(Figure scripts)
-- Begin --

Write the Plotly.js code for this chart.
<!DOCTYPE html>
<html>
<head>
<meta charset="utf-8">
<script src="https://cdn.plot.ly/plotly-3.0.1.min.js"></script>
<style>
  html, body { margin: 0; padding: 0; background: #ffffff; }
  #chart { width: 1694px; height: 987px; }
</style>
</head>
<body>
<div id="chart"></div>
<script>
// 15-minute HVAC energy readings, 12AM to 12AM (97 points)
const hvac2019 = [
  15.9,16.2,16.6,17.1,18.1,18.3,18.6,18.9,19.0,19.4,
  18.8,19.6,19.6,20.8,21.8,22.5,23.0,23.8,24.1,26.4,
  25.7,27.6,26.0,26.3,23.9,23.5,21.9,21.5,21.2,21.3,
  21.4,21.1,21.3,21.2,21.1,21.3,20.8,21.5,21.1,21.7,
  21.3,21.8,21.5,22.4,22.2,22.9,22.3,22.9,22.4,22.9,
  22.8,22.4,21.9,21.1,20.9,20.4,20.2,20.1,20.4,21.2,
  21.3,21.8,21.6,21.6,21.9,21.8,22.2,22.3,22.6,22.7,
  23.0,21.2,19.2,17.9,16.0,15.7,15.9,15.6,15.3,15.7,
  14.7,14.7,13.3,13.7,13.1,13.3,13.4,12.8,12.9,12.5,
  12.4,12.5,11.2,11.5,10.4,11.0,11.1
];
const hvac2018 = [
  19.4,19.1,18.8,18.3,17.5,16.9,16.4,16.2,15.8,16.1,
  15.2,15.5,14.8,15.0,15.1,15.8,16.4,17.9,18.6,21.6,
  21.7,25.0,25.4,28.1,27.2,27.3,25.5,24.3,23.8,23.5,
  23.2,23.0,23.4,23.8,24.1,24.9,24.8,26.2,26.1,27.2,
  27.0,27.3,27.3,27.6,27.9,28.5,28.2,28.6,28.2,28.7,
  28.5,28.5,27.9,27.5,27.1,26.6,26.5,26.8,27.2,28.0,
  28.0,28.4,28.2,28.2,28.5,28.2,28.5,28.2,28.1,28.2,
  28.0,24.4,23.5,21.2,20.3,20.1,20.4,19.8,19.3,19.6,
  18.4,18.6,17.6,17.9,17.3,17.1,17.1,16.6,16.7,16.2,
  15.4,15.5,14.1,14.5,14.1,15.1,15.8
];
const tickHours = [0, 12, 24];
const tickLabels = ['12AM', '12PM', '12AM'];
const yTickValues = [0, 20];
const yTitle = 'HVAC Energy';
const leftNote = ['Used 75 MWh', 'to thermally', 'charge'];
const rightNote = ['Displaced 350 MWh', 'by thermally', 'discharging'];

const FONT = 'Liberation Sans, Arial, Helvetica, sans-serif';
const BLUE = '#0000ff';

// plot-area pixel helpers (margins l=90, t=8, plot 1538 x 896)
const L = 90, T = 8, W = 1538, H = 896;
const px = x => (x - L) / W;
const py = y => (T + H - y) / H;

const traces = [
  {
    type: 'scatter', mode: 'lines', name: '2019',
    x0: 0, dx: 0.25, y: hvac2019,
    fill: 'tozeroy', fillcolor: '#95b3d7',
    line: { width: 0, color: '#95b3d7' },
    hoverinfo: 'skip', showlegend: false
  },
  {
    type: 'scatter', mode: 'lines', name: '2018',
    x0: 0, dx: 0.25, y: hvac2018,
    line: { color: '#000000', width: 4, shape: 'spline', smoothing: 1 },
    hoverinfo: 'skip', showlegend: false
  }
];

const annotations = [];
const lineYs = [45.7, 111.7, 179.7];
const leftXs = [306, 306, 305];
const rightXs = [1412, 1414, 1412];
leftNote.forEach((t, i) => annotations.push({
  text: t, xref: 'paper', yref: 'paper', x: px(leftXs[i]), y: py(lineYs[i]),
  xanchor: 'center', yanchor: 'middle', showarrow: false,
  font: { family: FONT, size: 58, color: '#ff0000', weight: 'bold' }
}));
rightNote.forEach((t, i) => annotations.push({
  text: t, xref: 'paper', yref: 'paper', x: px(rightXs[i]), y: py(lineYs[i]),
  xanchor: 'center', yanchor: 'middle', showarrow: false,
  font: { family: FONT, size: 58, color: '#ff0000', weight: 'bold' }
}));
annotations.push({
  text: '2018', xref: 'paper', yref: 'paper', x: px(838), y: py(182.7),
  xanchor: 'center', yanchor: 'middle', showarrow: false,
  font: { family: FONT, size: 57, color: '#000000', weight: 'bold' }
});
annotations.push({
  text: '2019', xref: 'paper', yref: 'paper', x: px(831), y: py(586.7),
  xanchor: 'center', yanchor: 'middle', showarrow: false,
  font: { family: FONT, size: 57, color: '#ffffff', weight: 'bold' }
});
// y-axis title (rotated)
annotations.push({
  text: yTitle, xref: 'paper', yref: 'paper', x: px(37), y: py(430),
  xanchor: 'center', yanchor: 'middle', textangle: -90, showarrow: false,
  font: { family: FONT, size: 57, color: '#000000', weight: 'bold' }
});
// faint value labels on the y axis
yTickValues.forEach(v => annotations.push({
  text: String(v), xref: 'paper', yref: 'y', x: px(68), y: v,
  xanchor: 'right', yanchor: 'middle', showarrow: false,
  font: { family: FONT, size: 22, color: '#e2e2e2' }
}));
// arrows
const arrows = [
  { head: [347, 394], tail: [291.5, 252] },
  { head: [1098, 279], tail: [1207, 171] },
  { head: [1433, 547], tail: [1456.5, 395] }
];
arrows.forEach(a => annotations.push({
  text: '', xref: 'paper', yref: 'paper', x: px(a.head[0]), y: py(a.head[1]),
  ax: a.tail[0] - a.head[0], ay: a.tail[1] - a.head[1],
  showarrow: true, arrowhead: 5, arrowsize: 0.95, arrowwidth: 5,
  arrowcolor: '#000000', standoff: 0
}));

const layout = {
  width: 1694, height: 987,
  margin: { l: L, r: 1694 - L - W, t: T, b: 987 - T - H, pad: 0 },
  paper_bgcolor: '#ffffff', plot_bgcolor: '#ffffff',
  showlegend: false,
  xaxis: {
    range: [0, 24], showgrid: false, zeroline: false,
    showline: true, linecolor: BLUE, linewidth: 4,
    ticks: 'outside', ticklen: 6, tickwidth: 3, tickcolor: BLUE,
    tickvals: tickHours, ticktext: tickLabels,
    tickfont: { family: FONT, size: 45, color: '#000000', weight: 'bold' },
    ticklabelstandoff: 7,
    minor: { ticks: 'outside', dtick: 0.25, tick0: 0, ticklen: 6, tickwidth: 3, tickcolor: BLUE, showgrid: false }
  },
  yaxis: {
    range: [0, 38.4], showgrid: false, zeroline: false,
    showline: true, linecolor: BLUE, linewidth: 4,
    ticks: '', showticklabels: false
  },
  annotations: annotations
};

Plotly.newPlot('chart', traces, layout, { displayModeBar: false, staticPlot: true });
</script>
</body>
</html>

-- End --
-- Begin --

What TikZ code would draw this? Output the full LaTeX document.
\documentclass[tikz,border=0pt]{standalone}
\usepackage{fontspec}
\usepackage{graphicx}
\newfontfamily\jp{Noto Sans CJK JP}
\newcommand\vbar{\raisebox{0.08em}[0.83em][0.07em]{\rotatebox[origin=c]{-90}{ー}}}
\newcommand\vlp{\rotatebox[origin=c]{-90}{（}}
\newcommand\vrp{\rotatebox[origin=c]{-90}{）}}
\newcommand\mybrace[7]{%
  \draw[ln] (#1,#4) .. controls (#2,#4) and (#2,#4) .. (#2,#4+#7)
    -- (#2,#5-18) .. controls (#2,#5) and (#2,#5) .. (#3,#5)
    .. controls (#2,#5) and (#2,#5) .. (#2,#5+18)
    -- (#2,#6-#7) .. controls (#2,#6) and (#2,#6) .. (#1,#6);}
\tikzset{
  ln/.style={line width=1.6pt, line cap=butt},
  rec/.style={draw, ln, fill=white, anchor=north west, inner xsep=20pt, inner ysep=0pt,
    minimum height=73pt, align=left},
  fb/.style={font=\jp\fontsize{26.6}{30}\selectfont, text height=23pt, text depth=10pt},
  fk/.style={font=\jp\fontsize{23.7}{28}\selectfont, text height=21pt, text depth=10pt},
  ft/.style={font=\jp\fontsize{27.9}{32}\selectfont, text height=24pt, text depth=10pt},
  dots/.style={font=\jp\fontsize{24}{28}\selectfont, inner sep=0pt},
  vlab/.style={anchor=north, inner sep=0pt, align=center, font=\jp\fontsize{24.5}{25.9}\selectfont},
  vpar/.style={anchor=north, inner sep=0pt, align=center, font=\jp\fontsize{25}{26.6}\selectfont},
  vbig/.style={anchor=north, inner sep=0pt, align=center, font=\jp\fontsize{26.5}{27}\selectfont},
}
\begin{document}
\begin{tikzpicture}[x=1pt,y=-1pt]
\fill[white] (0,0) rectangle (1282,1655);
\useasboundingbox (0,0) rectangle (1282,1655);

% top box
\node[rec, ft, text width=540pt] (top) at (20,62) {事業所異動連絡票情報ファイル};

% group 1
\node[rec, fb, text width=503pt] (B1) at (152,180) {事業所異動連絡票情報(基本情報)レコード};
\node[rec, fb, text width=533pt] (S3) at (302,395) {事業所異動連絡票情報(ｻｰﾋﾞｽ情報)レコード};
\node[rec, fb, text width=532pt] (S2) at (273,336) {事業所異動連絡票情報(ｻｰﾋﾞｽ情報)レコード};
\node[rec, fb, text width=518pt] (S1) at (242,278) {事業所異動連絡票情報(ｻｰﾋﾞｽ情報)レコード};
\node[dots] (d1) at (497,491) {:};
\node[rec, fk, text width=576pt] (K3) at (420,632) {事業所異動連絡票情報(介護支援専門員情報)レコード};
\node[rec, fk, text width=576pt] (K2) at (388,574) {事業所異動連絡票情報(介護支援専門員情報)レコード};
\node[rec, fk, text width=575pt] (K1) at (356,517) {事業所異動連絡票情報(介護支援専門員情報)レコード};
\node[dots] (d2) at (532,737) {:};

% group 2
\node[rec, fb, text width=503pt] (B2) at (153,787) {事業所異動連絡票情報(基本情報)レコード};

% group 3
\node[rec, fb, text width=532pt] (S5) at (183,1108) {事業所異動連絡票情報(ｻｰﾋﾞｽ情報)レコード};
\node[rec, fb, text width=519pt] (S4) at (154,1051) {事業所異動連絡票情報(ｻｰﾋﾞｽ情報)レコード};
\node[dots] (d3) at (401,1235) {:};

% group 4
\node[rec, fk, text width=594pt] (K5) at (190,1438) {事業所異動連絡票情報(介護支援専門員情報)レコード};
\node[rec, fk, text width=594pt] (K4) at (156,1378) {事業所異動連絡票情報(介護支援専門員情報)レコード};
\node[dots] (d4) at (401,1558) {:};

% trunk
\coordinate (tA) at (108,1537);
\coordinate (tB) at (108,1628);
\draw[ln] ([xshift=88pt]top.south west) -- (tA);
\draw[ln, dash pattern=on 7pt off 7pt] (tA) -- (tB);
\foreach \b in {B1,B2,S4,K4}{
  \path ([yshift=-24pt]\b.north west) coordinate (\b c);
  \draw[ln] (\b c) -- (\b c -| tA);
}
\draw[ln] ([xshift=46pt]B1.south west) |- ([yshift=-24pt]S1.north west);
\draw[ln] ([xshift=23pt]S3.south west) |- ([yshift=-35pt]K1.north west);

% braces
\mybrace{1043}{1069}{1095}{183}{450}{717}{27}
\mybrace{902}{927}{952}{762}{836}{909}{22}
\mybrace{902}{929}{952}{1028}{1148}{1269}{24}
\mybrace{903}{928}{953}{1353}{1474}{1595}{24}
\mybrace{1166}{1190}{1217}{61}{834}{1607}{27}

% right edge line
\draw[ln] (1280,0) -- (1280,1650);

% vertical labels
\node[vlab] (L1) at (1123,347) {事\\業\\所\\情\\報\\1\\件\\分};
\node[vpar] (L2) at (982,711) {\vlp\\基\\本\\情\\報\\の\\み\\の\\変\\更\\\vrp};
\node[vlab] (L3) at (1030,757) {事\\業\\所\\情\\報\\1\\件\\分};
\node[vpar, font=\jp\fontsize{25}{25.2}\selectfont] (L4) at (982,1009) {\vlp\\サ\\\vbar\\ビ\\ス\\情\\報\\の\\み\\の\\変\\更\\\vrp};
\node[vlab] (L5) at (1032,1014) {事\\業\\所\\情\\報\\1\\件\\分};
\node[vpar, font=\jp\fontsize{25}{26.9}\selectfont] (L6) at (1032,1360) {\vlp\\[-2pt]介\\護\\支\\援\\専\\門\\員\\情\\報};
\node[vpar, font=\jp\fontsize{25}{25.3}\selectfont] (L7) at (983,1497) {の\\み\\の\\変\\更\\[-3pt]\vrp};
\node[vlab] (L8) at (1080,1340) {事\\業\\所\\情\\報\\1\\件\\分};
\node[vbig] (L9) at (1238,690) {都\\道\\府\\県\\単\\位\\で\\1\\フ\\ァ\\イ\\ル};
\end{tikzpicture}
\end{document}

-- End --

# Task goal
Of the lines in the records, how many contain the word "code"? Answer with the number and nothing else.

# Written answer
2